Ce détail de bas de page dans le document (« en sa qualité de pays assumant la présidence… ») vaut de l’or politiquement. Cela signifie qu’en 2025, l’ONU considère le Maroc non seulement comme un utilisateur de l’espace, mais comme un État suffisamment expérimenté, neutre et crédible pour présider l’organe onusien qui encadre l’usage pacifique de l’espace. Autrement dit : le Maroc est passé de l’orbital au normatif.
Que dit ce texte marocain ? Il s’inscrit dans la longue filiation des résolutions onusiennes sur l’espace (51/122, 62/217, 76/3, 79/86, 79/87…) et il rappelle plusieurs choses essentielles :
que l’espace est un patrimoine de l’humanité tout entière et qu’il doit rester à des fins pacifiques ;
qu’il faut empêcher une course aux armements dans l’espace et prendre au sérieux la question des débris spatiaux, désormais une menace pour tous ;
qu’il faut faire profiter tous les États, surtout les pays en développement, des applications spatiales : télésanté, téléenseignement, observation de la Terre, gestion des catastrophes, surveillance du climat ;
qu’il faut renforcer le rôle de l’ONU (Bureau des affaires spatiales, COPUOS, sous-comités scientifique et juridique) comme point de convergence ;
qu’il faut poursuivre l’agenda “Espace 2030” et même préparer une UNISPACE IV en 2027.
Le cœur politique du texte est là : un pays du Sud, arabe, africain, mais technologiquement avancé, vient dire à la communauté internationale que l’espace ne peut plus rester fermé aux nations émergentes.

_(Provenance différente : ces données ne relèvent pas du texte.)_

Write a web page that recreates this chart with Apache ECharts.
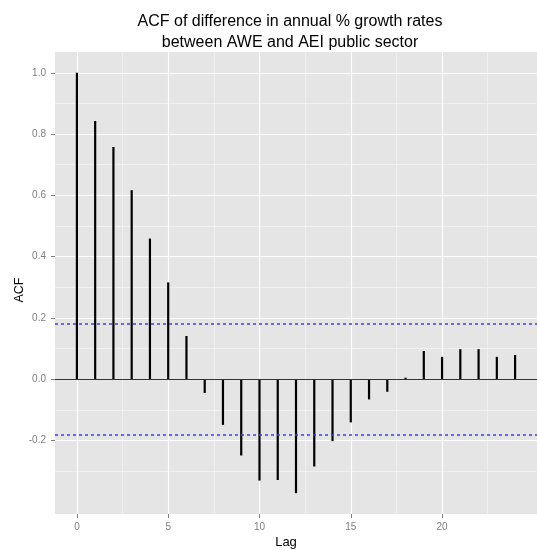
<!DOCTYPE html>
<html><head><meta charset="utf-8">
<script src="https://cdn.jsdelivr.net/npm/echarts@6/dist/echarts.min.js"></script>
<style>html,body{margin:0;padding:0;background:#fff}#c{width:537px;height:550px}</style>
</head><body><div id="c"></div>
<script>
const lags = [0,1,2,3,4,5,6,7,8,9,10,11,12,13,14,15,16,17,18,19,20,21,22,23,24];
const acfValues = [1.0, 0.843, 0.758, 0.617, 0.459, 0.316, 0.141, -0.045, -0.149, -0.249, -0.331, -0.329, -0.372, -0.285, -0.202, -0.141, -0.066, -0.041, 0.005, 0.092, 0.073, 0.098, 0.098, 0.073, 0.079];
const ciBound = 0.183;
const xTickValues = [0,5,10,15,20];
const xMinorGrid = [2.5,7.5,12.5,17.5,22.5];
const yTickValues = [-0.2,0,0.2,0.4,0.6,0.8,1.0];
const yMinorGrid = [-0.3,-0.1,0.1,0.3,0.5,0.7,0.9];
const titleText = 'ACF of difference in annual % growth rates\nbetween AWE and AEI public sector';
const xName = 'Lag';
const yName = 'ACF';

const gray = '#7f7f7f';
const chart = echarts.init(document.getElementById('c'), null, {renderer:'canvas'});
const xRange = {min:-1.2, max:25.2};
const yRange = {min:-0.44, max:1.068};
chart.setOption({
  animation:false,
  textStyle:{fontFamily:'Liberation Sans'},
  title:{text:titleText, left:285, top:6, textAlign:'center',
    textStyle:{fontFamily:'Liberation Sans', fontSize:16, fontWeight:'normal', color:'#000', lineHeight:21}},
  grid:{left:55, top:52, bottom:36, right:-10.4, show:true, backgroundColor:'#e5e5e5', borderWidth:0, containLabel:false},
  xAxis:[
    {type:'value', min:xRange.min, max:xRange.max, axisLine:{show:false, onZero:false},
     axisTick:{show:true, customValues:xTickValues, length:4, lineStyle:{color:gray}},
     axisLabel:{customValues:xTickValues, color:gray, fontSize:10, margin:8},
     splitLine:{show:true, lineStyle:{color:'#ffffff', width:1.2}}, z:2},
    {type:'value', min:xRange.min, max:xRange.max, axisLine:{show:false, onZero:false},
     axisTick:{show:false, customValues:xMinorGrid},
     axisLabel:{show:false},
     splitLine:{show:true, lineStyle:{color:'#f2f2f2', width:0.8}}, z:1}
  ],
  yAxis:[
    {type:'value', min:yRange.min, max:yRange.max, axisLine:{show:false, onZero:false},
     axisTick:{show:true, customValues:yTickValues, length:4, lineStyle:{color:gray}},
     axisLabel:{customValues:yTickValues, color:gray, fontSize:10, margin:9, formatter:v=>Number(v).toFixed(1)},
     splitLine:{show:true, lineStyle:{color:'#ffffff', width:1.2}}, z:2},
    {type:'value', min:yRange.min, max:yRange.max, axisLine:{show:false, onZero:false},
     axisTick:{show:false, customValues:yMinorGrid},
     axisLabel:{show:false},
     splitLine:{show:true, lineStyle:{color:'#f2f2f2', width:0.8}}, z:1}
  ],
  graphic:[
    {type:'text', x:20, y:290, rotation:Math.PI/2, style:{text:yName, fontFamily:'Liberation Sans', fontSize:12.5, fill:'#000', align:'center', verticalAlign:'middle'}},
    {type:'text', x:286, y:542, style:{text:xName, fontFamily:'Liberation Sans', fontSize:13, fill:'#000', align:'center', verticalAlign:'middle'}}
  ],
  series:[{
    type:'bar', xAxisIndex:0, yAxisIndex:0, barWidth:2.2,
    itemStyle:{color:'#000'},
    data:lags.map((l,i)=>[l, acfValues[i]]),
    markLine:{silent:true, symbol:['none','none'], label:{show:false},
      data:[
        {yAxis:0, lineStyle:{color:'#333333', width:1, type:'solid'}},
        {yAxis:ciBound, lineStyle:{color:'#3c3cf5', width:1.5, type:[3,3]}},
        {yAxis:-ciBound, lineStyle:{color:'#3c3cf5', width:1.5, type:[3,3]}}
      ]}
  }]
});
</script></body></html>
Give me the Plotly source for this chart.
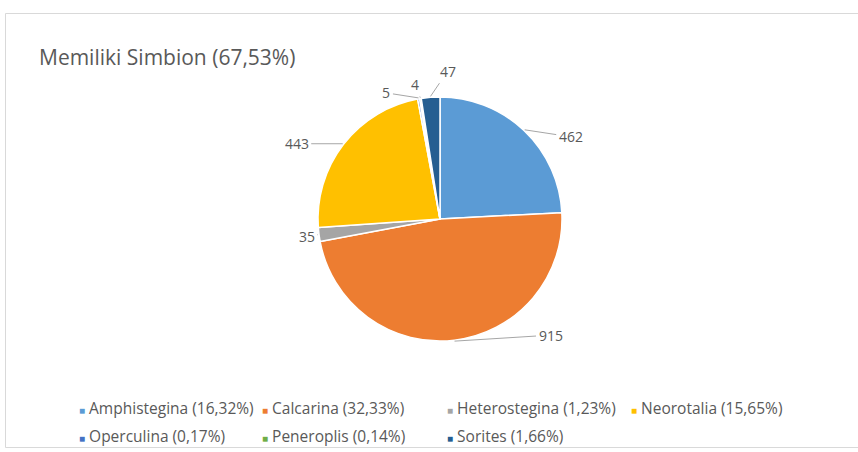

Ce n’est pas un discours théorique : le Maroc sait très bien de quoi il parle, puisque lui-même a dû monter en compétence, créer son centre de formation, financer ses propres satellites et se battre pour avoir un accès rapide aux données.
C’est pour cela que la résolution a été saluée par plusieurs délégations africaines et arabes : elle leur ouvre la porte d’un modèle marocain qui dit en substance : « nous aussi, nous pouvons être des acteurs spatiaux responsables, nous aussi, nous pouvons contribuer à l’ONU, nous aussi, nous pouvons appliquer les lignes directrices sur la viabilité à long terme des activités spatiales ».
Surtout, au paragraphe 31, le texte prend expressément note que les centres régionaux de formation aux sciences et technologies de l’espace affiliés à l’ONU ont poursuivi leurs programmes en 2025 et cite le centre régional africain francophone… situé au Maroc. C’est écrit noir sur blanc dans un document onusien numéroté. Cela veut dire que l’ONU reconnaît le Maroc non seulement comme utilisateur et comme président du comité, mais aussi comme pôle de formation spatiale pour l’Afrique francophone.